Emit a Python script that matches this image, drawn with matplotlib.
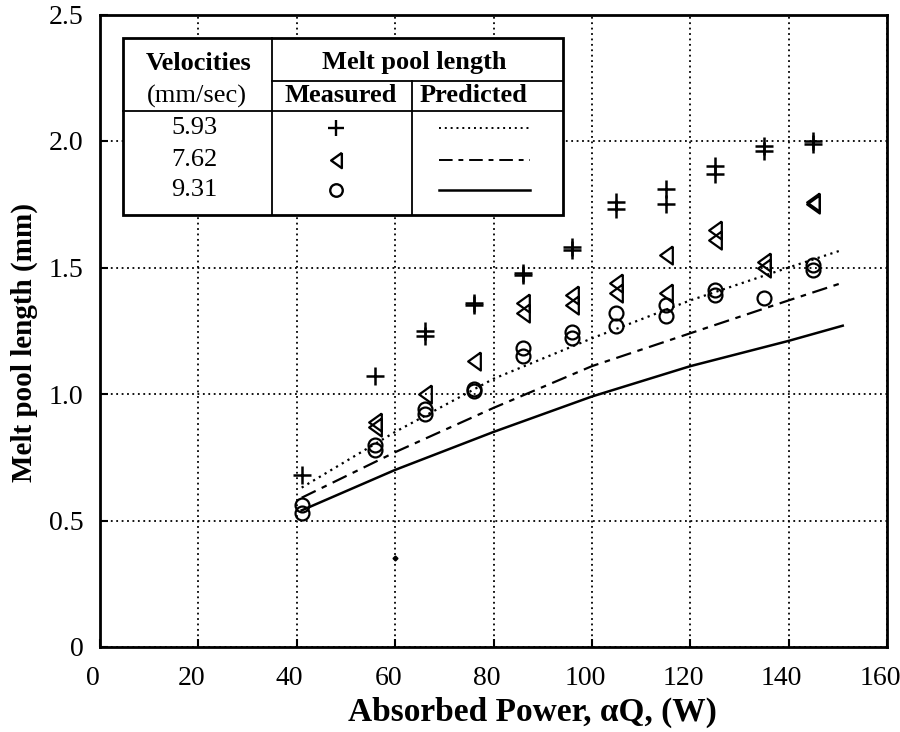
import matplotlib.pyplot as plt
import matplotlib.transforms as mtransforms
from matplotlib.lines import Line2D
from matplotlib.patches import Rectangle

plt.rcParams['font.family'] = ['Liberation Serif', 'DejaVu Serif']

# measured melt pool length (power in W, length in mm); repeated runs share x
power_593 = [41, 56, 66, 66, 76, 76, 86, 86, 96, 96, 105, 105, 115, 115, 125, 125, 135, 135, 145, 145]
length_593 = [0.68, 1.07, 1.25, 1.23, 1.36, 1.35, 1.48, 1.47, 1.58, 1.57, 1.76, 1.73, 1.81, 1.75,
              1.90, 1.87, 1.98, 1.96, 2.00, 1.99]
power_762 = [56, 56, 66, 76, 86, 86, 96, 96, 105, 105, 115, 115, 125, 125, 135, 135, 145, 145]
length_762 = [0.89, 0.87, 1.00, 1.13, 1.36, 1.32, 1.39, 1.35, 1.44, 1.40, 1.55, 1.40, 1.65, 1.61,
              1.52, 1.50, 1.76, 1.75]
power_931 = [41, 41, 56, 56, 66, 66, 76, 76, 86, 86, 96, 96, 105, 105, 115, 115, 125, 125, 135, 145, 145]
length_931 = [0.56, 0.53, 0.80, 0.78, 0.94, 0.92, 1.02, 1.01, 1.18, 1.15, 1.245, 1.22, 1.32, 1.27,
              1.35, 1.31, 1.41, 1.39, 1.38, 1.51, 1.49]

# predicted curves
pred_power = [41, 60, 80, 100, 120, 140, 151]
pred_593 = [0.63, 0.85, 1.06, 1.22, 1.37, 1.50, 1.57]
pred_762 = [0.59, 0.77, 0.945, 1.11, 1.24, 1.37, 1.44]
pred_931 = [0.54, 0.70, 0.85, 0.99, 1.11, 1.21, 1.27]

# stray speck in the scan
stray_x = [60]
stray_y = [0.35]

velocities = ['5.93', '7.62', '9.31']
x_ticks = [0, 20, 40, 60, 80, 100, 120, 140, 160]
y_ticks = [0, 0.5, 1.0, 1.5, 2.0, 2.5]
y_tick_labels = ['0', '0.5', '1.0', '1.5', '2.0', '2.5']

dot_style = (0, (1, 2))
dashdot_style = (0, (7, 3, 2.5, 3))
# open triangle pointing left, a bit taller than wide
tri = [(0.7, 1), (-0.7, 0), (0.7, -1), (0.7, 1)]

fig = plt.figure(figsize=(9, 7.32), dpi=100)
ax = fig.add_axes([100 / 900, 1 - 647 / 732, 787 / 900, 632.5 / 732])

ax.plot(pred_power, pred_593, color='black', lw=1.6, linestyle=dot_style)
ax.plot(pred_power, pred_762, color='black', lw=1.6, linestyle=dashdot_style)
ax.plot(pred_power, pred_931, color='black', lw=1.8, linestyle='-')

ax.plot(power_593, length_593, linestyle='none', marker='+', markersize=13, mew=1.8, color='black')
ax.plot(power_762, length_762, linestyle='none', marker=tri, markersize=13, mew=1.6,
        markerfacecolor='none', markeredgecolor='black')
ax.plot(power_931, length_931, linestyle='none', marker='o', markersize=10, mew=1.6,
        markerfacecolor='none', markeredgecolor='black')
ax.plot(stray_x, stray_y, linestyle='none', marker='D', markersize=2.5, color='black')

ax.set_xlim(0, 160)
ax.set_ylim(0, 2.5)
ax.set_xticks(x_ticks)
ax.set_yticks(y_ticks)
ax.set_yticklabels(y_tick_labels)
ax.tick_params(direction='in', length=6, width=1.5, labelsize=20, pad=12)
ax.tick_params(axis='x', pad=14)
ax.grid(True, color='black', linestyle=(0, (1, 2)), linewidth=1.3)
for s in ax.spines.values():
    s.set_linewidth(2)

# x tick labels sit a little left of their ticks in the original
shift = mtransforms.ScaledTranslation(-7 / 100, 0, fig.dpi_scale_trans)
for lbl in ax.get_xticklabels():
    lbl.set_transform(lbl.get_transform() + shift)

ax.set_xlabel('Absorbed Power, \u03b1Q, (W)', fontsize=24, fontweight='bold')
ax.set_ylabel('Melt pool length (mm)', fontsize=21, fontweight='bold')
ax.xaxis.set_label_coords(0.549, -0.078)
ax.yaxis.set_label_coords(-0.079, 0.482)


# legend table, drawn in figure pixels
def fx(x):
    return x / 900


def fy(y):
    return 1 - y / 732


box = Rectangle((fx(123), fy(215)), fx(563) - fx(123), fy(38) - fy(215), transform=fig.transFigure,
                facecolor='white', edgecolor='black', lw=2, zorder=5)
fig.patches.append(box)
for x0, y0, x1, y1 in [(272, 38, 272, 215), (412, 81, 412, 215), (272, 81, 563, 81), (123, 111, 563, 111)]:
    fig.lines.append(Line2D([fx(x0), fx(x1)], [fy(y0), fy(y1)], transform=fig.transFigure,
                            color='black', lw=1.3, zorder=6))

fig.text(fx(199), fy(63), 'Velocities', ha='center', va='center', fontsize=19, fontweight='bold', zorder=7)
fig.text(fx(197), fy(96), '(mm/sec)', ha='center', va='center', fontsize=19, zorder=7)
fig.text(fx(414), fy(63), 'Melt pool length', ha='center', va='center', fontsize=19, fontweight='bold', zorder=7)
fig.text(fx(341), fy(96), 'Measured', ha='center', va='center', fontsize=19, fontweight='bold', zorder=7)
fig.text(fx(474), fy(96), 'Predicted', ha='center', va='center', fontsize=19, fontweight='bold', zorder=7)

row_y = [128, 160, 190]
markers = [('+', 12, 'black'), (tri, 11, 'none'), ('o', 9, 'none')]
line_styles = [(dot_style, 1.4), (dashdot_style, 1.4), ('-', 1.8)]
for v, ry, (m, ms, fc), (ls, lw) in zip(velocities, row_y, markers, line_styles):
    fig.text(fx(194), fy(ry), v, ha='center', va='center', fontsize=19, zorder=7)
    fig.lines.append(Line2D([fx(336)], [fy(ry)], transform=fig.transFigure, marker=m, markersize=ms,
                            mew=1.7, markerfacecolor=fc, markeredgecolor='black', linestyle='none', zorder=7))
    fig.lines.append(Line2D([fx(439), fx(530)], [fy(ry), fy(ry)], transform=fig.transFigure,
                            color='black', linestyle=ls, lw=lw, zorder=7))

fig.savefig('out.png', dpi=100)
-*-*-
With the pictures left out, restate word for word every line of the data above, from the first down to the line that contains "ax = fig.add_axes([100".

Emit a Python script that matches this image, drawn with matplotlib.
import matplotlib.pyplot as plt
import matplotlib.transforms as mtransforms
from matplotlib.lines import Line2D
from matplotlib.patches import Rectangle

plt.rcParams['font.family'] = ['Liberation Serif', 'DejaVu Serif']

# measured melt pool length (power in W, length in mm); repeated runs share x
power_593 = [41, 56, 66, 66, 76, 76, 86, 86, 96, 96, 105, 105, 115, 115, 125, 125, 135, 135, 145, 145]
length_593 = [0.68, 1.07, 1.25, 1.23, 1.36, 1.35, 1.48, 1.47, 1.58, 1.57, 1.76, 1.73, 1.81, 1.75,
              1.90, 1.87, 1.98, 1.96, 2.00, 1.99]
power_762 = [56, 56, 66, 76, 86, 86, 96, 96, 105, 105, 115, 115, 125, 125, 135, 135, 145, 145]
length_762 = [0.89, 0.87, 1.00, 1.13, 1.36, 1.32, 1.39, 1.35, 1.44, 1.40, 1.55, 1.40, 1.65, 1.61,
              1.52, 1.50, 1.76, 1.75]
power_931 = [41, 41, 56, 56, 66, 66, 76, 76, 86, 86, 96, 96, 105, 105, 115, 115, 125, 125, 135, 145, 145]
length_931 = [0.56, 0.53, 0.80, 0.78, 0.94, 0.92, 1.02, 1.01, 1.18, 1.15, 1.245, 1.22, 1.32, 1.27,
              1.35, 1.31, 1.41, 1.39, 1.38, 1.51, 1.49]

# predicted curves
pred_power = [41, 60, 80, 100, 120, 140, 151]
pred_593 = [0.63, 0.85, 1.06, 1.22, 1.37, 1.50, 1.57]
pred_762 = [0.59, 0.77, 0.945, 1.11, 1.24, 1.37, 1.44]
pred_931 = [0.54, 0.70, 0.85, 0.99, 1.11, 1.21, 1.27]

# stray speck in the scan
stray_x = [60]
stray_y = [0.35]

velocities = ['5.93', '7.62', '9.31']
x_ticks = [0, 20, 40, 60, 80, 100, 120, 140, 160]
y_ticks = [0, 0.5, 1.0, 1.5, 2.0, 2.5]
y_tick_labels = ['0', '0.5', '1.0', '1.5', '2.0', '2.5']

dot_style = (0, (1, 2))
dashdot_style = (0, (7, 3, 2.5, 3))
# open triangle pointing left, a bit taller than wide
tri = [(0.7, 1), (-0.7, 0), (0.7, -1), (0.7, 1)]

fig = plt.figure(figsize=(9, 7.32), dpi=100)
ax = fig.add_axes([100 / 900, 1 - 647 / 732, 787 / 900, 632.5 / 732])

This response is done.